Inflation is a serious economic concern, effectively stealing the savings of Texans and Americans daily. However, attributing these rising costs to changes in Texas’s electricity mix—particularly blaming renewables—is simply incorrect. If you examine the real prices line for Texas, you can see a dramatic reduction in electricity prices since around 2008. This is largely a benefit from fracking enabling cheaper natural gas. So, renewables boosters should be careful not to claim more credit than they deserve. Research indicates that solar has also brought lower net costs to Texans.

It’s also worth complaining that electricity prices have not declined over the last 30 years! Even though generation costs have dropped significantly, customers are stuck paying for the wires system. Distribution costs and transmission costs now account for the majority of your bill because of falling generation costs. Fundamentally, there’s work to do here until electricity is too cheap to meter! Yet, there is clearly room for improvement in the distribution of electricity as well.

Inflation demands serious economic policy reforms. Imprudent government spending within energy policy certainly contributes to inflation. Fixes in this area are vital. Yet misdiagnosing it as solely a result of energy policy leads us down the wrong policy path by ignoring the growing importance of distribution costs.

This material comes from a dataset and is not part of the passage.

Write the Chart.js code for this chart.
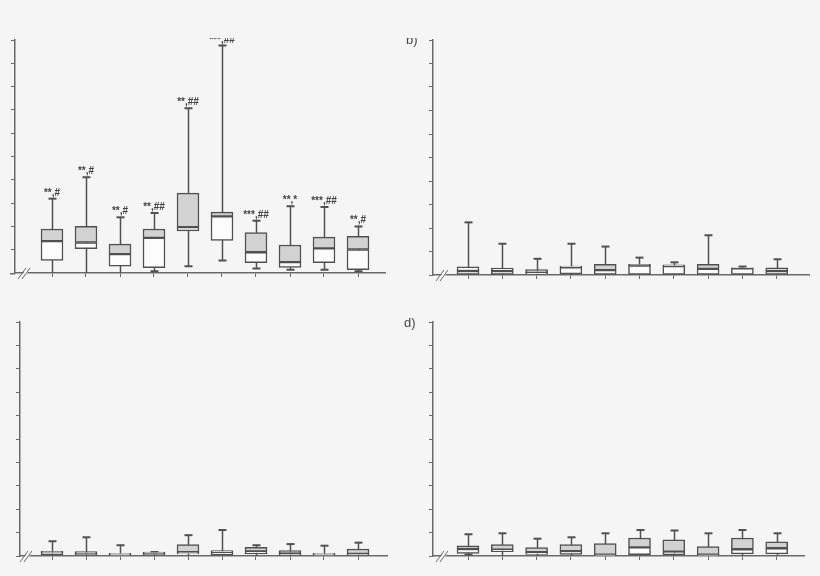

Myth: Renewables caused Texas’s 2021 Winter Storm Uri disaster

Another widespread misconception is that renewables were responsible for the catastrophic blackouts during Winter Storm Uri in 2021. The reality is quite different. The primary failures during Uri were within the natural gas system, compounded by inadequate political oversight and a lack of enforced safeguards.

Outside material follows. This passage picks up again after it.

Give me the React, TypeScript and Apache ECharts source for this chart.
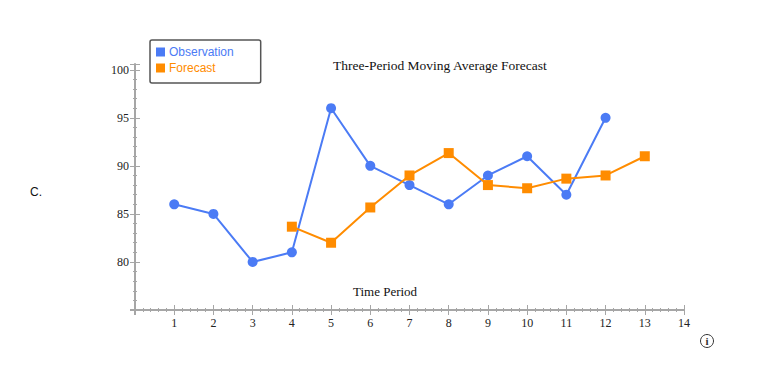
import React, { useEffect, useRef } from "react";
import * as echarts from "echarts";

const periodsObs = [1, 2, 3, 4, 5, 6, 7, 8, 9, 10, 11, 12];
const observation = [86, 85, 80, 81, 96, 90, 88, 86, 89, 91, 87, 95];
const periodsFc = [4, 5, 6, 7, 8, 9, 10, 11, 12, 13];
const forecast = [83.67, 82, 85.67, 89, 91.33, 88, 87.67, 88.67, 89, 91];
const xTickLabels = ["1", "2", "3", "4", "5", "6", "7", "8", "9", "10", "11", "12", "13", "14"];
const yTickLabels = ["80", "85", "90", "95", "100"];

const BLUE = "#4b7bf5";
const ORANGE = "#ff8c00";
const AXIS = "#a6a6a6";
const SERIF = "Liberation Serif, Times New Roman, serif";
const SANS = "Liberation Sans, Arial, sans-serif";

export default function App() {
  const ref = useRef<HTMLDivElement>(null);
  useEffect(() => {
    if (!ref.current) return;
    const chart = echarts.init(ref.current, null, { renderer: "svg" });
    const gridLeft = 135;
    const gridTop = 64;
    const gridBottom = 61;
    const gridRight = 99;
    const xBase = {
      type: "value" as const,
      min: 0,
      max: 14,
      interval: 1,
      position: "bottom" as const,
      splitLine: { show: false },
      minorTick: { show: true, splitNumber: 5, length: 2, lineStyle: { color: AXIS, width: 1 } },
      axisTick: { show: true, length: 5, lineStyle: { color: AXIS, width: 1 } },
    };
    const yBase = {
      type: "value" as const,
      min: 75,
      max: 100.6,
      interval: 5,
      position: "left" as const,
      splitLine: { show: false },
      minorTick: { show: true, splitNumber: 5, length: 2, lineStyle: { color: AXIS, width: 1 } },
      axisTick: { show: true, length: 5, lineStyle: { color: AXIS, width: 1 } },
    };
    chart.setOption({
      animation: false,
      backgroundColor: "#ffffff",
      grid: { left: gridLeft, top: gridTop, bottom: gridBottom, right: gridRight },
      title: {
        text: "Three-Period Moving Average Forecast",
        left: 328,
        top: 53,
        textStyle: { fontFamily: SERIF, fontSize: 13.5, fontWeight: "normal", color: "#111" },
      },
      legend: {
        orient: "vertical",
        left: 150,
        top: 40,
        padding: [6, 27, 9, 6],
        itemGap: 4,
        itemWidth: 9,
        itemHeight: 9,
        borderColor: "#555",
        borderWidth: 1.5,
        borderRadius: 2,
        icon: "rect",
        data: [
          { name: "Observation", textStyle: { color: BLUE } },
          { name: "Forecast", textStyle: { color: ORANGE } },
        ],
        textStyle: { fontFamily: SANS, fontSize: 12, padding: [0, 0, 0, -1] },
      },
      xAxis: [
        {
          ...xBase,
          axisLine: { show: true, lineStyle: { color: AXIS, width: 2 } },
          axisLabel: {
            show: true,
            margin: 7,
            fontFamily: SERIF,
            fontSize: 12,
            color: "#222",
            formatter: (v: number) => (v >= 1 ? xTickLabels[Math.round(v) - 1] ?? "" : ""),
          },
        },
        {
          ...xBase,
          axisLine: { show: false },
          axisLabel: { show: false },
          axisTick: { ...xBase.axisTick, inside: true },
        },
      ],
      yAxis: [
        {
          ...yBase,
          axisLine: { show: true, lineStyle: { color: AXIS, width: 2 } },
          axisLabel: {
            show: true,
            margin: 6,
            fontFamily: SERIF,
            fontSize: 12,
            color: "#222",
            formatter: (v: number) => {
              const i = Math.round((v - 80) / 5);
              return v >= 80 ? yTickLabels[i] ?? "" : "";
            },
          },
        },
        {
          ...yBase,
          axisLine: { show: false },
          axisLabel: { show: false },
          axisTick: { ...yBase.axisTick, inside: true },
        },
      ],
      series: [
        {
          name: "Observation",
          type: "line",
          data: periodsObs.map((p, i) => [p, observation[i]]),
          symbol: "circle",
          symbolSize: 10,
          itemStyle: { color: BLUE },
          lineStyle: { color: BLUE, width: 2 },
          z: 3,
        },
        {
          name: "Forecast",
          type: "line",
          data: periodsFc.map((p, i) => [p, forecast[i]]),
          symbol: "rect",
          symbolSize: 10,
          itemStyle: { color: ORANGE },
          lineStyle: { color: ORANGE, width: 2 },
          z: 4,
        },
      ],
      graphic: [
        {
          type: "line",
          shape: { x1: 130, y1: 310, x2: 136, y2: 310 },
          style: { stroke: AXIS, lineWidth: 2 },
        },
        {
          type: "line",
          shape: { x1: 135, y1: 309, x2: 135, y2: 315 },
          style: { stroke: AXIS, lineWidth: 2 },
        },
        {
          type: "text",
          x: 385,
          y: 291,
          style: {
            text: "Time Period",
            fontFamily: SERIF,
            fontSize: 13,
            fill: "#111",
            align: "center",
            verticalAlign: "middle",
          },
        },
        {
          type: "text",
          x: 30,
          y: 192,
          style: {
            text: "C.",
            fontFamily: SANS,
            fontSize: 12,
            fill: "#111",
            align: "left",
            verticalAlign: "middle",
          },
        },
        {
          type: "circle",
          shape: { cx: 707, cy: 341, r: 6.5 },
          style: { fill: "#fff", stroke: "#333", lineWidth: 1 },
        },
        {
          type: "text",
          x: 707,
          y: 341,
          style: {
            text: "i",
            fontFamily: SERIF,
            fontSize: 11,
            fontWeight: "bold",
            fill: "#333",
            align: "center",
            verticalAlign: "middle",
          },
        },
      ],
    });
    return () => chart.dispose();
  }, []);
  return (
    <div
      ref={ref}
      style={{ position: "fixed", left: 0, top: 0, width: 783, height: 371 }}
    />
  );
}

Source: The February 2021 Cold Weather Outages in Texas and the South Central United States, FERC, NERC and Regional Entity Staff Report.

As one review concluded:

The primary culprit for the electricity system failure was problems in electricity production from natural gas. About 40% of natural gas production was not available during the crisis. Texas’ gas, electricity, and water systems are inter-linked so failures in one of them can lead to cascading effects on the others.

There is more than enough blame to go around, as I’ve written about before. Essentially every source failed, as you can see in the table. Solar is the only overperforming generator, but it wasn’t close to enough to keep the lights on.

Part of the reason it overperformed is that it was expected to produce 0.3 gigawatts and actually produced almost 0.8 gigawatts. For comparison, thermal outages were around 30 gigawatts. ERCOT expects just 14 gigawatts of thermal outages in extreme situations. Some of solar’s success shown in the table comes from the obvious fact that lower hurdles are easier to clear. That said, more solar would have made Uri easier to deal with.

Misattributing the failure in Uri distracts from the necessary improvements in infrastructure and political governance required to prevent future disasters.

Republished from: Cascading risks: Understanding the 2021 winter blackout in Texas.

I am the easiest person to fool

The commonality of Twain’s misattribution is useful because it reminds us to be cautious about our own confidently held falsehoods. Richard Feynman was right when he told Caltech students in 1974:

The first principle is that you must not fool yourself—and you are the easiest person to fool. So you have to be very careful about that. After you’ve not fooled yourself, it’s easy not to fool other scientists. You just have to be honest in a conventional way after that.

The world is full of poor policy choices that you and I pay dearly for every day. Misdiagnosing our energy problems, either by ignoring inflation or blaming renewables for blackouts, will only make those poor choices even more expensive. Better policy begins by correctly identifying the wheat from the tares, then pulling up the weeds at the roots.